- Task to complete
Leave the pictures out and copy exactly the lines from the line containing "Clone this chart in Apache ECharts." to the line containing "const font = 'Liberation", both lines included.

- Data for processing

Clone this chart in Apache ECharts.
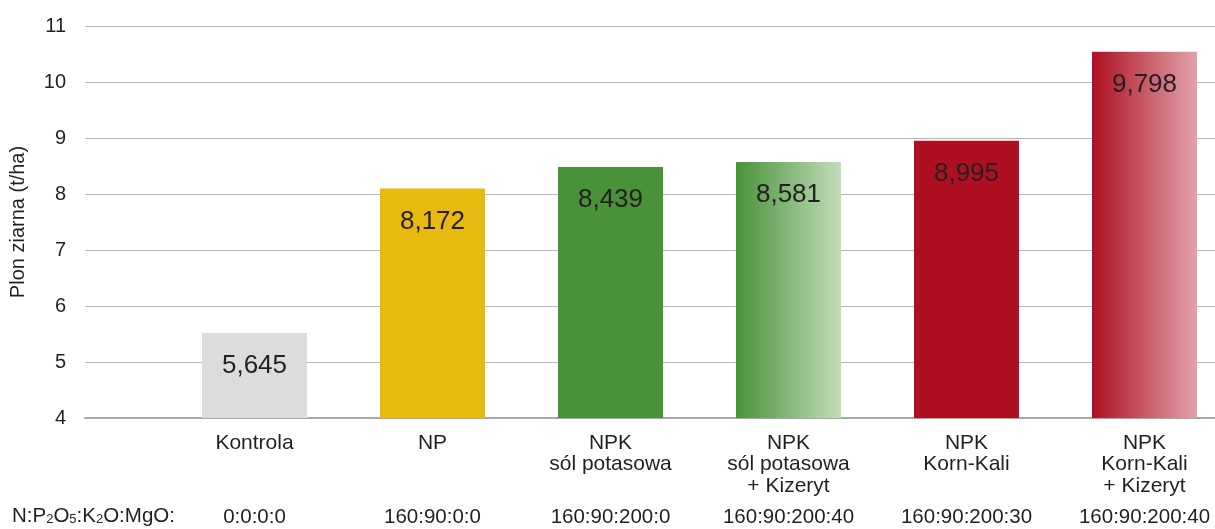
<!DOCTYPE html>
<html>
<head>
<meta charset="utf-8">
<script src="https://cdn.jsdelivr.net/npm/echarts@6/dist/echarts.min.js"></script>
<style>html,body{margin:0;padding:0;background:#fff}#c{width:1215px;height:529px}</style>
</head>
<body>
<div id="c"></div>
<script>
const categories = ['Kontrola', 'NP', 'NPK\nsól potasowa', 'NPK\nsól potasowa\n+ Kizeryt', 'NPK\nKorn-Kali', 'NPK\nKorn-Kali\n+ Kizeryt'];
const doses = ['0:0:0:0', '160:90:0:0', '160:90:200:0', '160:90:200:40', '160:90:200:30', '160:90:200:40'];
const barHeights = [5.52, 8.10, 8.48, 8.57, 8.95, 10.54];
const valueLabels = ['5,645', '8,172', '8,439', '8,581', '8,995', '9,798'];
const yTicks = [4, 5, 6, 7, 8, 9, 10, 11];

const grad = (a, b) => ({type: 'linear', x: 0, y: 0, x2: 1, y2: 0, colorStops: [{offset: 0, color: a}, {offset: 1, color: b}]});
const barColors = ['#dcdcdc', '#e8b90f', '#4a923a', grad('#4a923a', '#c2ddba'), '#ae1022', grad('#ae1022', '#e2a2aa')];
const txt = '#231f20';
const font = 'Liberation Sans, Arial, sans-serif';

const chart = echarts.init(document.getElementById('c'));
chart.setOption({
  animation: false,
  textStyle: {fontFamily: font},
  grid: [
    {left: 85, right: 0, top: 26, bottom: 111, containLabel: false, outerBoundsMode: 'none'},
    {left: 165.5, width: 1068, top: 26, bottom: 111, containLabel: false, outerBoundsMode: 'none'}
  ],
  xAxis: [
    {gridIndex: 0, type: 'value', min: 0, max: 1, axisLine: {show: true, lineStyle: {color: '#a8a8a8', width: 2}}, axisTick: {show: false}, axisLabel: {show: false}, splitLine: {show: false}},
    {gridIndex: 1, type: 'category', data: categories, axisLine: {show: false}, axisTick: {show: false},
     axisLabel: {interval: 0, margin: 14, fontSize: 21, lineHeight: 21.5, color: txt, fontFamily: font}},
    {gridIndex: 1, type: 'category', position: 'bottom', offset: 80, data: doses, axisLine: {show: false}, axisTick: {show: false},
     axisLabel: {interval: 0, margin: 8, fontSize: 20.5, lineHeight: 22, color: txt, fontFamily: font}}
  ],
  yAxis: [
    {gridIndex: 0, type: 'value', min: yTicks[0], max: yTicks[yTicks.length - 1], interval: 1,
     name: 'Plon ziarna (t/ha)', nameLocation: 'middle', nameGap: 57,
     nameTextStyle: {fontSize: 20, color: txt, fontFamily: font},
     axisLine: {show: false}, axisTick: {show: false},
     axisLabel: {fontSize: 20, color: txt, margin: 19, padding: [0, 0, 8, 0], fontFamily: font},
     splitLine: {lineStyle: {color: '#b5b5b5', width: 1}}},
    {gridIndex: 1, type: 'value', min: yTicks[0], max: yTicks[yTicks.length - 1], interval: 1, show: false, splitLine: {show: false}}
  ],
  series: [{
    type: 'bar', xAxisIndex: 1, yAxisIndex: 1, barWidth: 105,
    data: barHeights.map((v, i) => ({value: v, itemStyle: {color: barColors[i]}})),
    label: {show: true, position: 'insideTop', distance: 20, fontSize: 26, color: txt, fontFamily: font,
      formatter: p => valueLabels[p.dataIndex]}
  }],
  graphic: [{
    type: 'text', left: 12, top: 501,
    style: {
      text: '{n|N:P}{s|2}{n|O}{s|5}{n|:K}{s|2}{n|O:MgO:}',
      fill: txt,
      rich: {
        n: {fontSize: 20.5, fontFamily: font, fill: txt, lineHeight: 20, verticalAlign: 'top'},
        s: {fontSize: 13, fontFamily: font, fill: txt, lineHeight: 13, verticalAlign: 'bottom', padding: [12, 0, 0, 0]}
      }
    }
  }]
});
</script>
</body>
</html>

...

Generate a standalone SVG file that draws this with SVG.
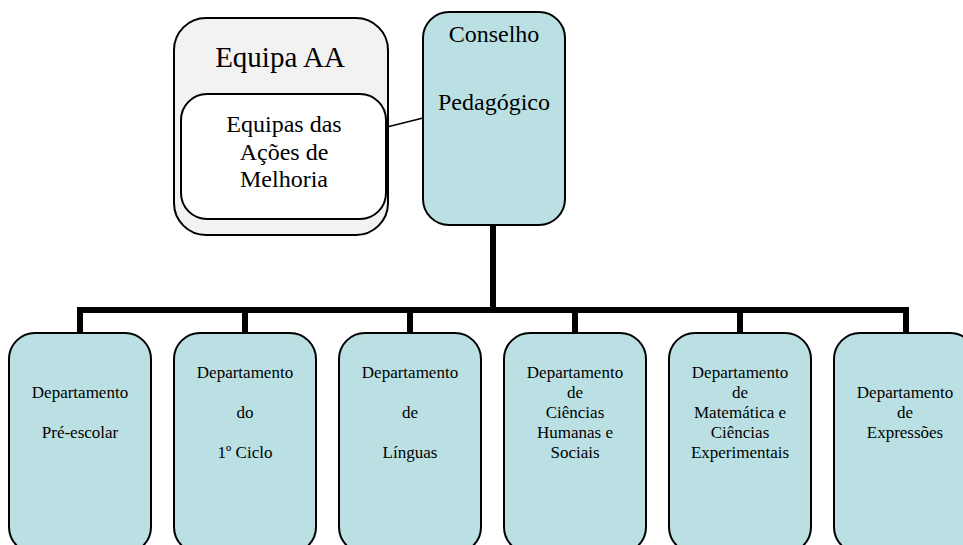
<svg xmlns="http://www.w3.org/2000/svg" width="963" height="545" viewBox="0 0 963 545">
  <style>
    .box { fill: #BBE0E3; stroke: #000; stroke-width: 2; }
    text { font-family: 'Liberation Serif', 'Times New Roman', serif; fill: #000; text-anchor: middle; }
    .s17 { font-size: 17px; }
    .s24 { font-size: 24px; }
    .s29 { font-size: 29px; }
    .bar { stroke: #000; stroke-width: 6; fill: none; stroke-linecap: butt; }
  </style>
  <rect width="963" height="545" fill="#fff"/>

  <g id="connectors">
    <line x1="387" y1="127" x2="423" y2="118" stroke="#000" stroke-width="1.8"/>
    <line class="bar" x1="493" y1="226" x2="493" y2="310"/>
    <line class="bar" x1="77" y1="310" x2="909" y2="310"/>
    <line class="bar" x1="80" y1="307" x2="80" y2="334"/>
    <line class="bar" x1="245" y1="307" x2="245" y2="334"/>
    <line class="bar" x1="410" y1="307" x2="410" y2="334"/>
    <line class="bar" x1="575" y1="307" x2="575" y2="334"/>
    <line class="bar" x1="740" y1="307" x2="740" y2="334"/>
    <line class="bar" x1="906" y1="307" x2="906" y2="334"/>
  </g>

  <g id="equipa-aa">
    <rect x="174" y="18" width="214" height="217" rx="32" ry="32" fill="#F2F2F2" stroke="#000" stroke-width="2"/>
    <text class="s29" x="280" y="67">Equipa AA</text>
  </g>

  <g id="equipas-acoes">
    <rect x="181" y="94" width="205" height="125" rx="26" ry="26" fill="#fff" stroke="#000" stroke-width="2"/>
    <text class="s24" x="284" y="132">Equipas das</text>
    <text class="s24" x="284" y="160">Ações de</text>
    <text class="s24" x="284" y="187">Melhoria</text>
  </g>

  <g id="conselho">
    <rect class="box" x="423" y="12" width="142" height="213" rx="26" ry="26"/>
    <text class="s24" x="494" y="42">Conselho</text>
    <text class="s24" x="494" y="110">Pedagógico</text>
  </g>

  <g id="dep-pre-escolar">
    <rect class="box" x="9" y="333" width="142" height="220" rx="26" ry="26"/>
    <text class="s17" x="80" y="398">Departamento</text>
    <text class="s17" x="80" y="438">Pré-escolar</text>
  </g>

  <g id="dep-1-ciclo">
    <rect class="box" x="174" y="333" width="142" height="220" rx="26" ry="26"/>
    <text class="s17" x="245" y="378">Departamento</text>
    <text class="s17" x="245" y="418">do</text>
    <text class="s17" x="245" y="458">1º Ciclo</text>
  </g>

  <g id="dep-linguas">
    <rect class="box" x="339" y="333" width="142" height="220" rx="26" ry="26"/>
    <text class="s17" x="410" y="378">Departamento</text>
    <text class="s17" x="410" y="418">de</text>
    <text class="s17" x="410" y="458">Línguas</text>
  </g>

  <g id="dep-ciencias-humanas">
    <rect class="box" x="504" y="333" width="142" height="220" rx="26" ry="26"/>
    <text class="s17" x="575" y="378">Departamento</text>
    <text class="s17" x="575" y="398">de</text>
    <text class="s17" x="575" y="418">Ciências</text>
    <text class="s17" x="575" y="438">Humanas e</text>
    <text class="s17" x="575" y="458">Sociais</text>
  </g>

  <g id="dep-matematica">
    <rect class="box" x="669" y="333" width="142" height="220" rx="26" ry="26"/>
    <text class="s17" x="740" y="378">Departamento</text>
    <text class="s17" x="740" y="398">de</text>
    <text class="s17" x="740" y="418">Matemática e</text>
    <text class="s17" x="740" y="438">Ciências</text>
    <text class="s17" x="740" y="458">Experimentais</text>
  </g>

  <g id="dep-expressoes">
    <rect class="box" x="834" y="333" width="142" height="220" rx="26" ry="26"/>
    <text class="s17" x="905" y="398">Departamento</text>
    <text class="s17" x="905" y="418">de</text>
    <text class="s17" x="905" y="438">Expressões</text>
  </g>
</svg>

- Answer to this task
Clone this chart in Apache ECharts.
<!DOCTYPE html>
<html>
<head>
<meta charset="utf-8">
<script src="https://cdn.jsdelivr.net/npm/echarts@6/dist/echarts.min.js"></script>
<style>html,body{margin:0;padding:0;background:#fff}#c{width:1215px;height:529px}</style>
</head>
<body>
<div id="c"></div>
<script>
const categories = ['Kontrola', 'NP', 'NPK\nsól potasowa', 'NPK\nsól potasowa\n+ Kizeryt', 'NPK\nKorn-Kali', 'NPK\nKorn-Kali\n+ Kizeryt'];
const doses = ['0:0:0:0', '160:90:0:0', '160:90:200:0', '160:90:200:40', '160:90:200:30', '160:90:200:40'];
const barHeights = [5.52, 8.10, 8.48, 8.57, 8.95, 10.54];
const valueLabels = ['5,645', '8,172', '8,439', '8,581', '8,995', '9,798'];
const yTicks = [4, 5, 6, 7, 8, 9, 10, 11];

const grad = (a, b) => ({type: 'linear', x: 0, y: 0, x2: 1, y2: 0, colorStops: [{offset: 0, color: a}, {offset: 1, color: b}]});
const barColors = ['#dcdcdc', '#e8b90f', '#4a923a', grad('#4a923a', '#c2ddba'), '#ae1022', grad('#ae1022', '#e2a2aa')];
const txt = '#231f20';
const font = 'Liberation Sans, Arial, sans-serif';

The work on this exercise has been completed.